Irrespective of whether the future relationship between the United Kingdom and the EU is governed by a free trade agreement or a customs union, companies will have to perform customs clearance for the cross-border trade in goods as well as comply with customs declaration obligations. Even the simplified import and export procedures possible under European Union customs legislation do not satisfy a close EU-UK partnership and would mean restrictions on the free trade in goods. The procedure proposed by the VDA would enable goods to be supplied as before with no interruption in the flow of goods. In this way, production locations in the EU and in the United Kingdom could in particular exchange the materials and goods they need without hindrance
Avoiding trade barriers
The German automotive industry hopes that the negative effects of Brexit can be minimized. The objective should be to design the future relationship between the EU and Great Britain on the basis of the four fundamental freedoms. In addition to customs clearance other individual issues are also important to the automotive industry. For example, type approvals in the EU and in Great Britain should continue to be valid, irrespective of where they were issued. Also at issue is whether new automobile registrations in Great Britain should continue to be included in European CO2 regulation.

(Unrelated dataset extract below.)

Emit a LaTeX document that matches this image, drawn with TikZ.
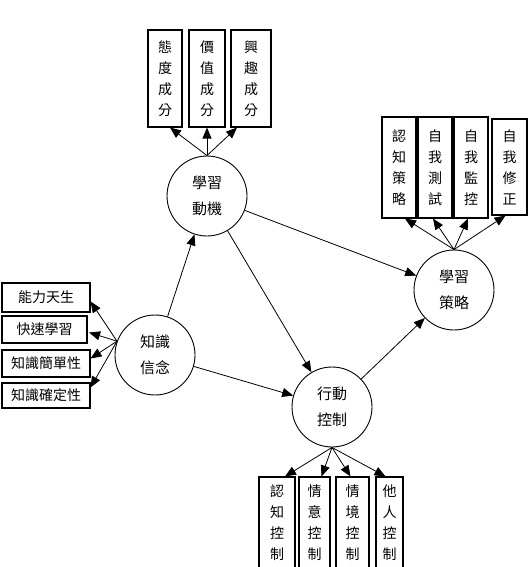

The uncertainties that the British Brexit verdict has caused are already negatively impacting economic growth, especially in Great Britain. The German automotive industry has a major interest in relations between the United Kingdom and the EU remaining as close as possible. Great Britain is an important partner for German automotive manufacturers and suppliers. New customs duties or other trade barriers can therefore be in nobody’s interest. However, in the event of Brexit, there is a clear economic and political priority for the EU and Germany: the cohesion of the 27 Member States. Ultimately Brexit is unlikely to be a successful model for Great Britain.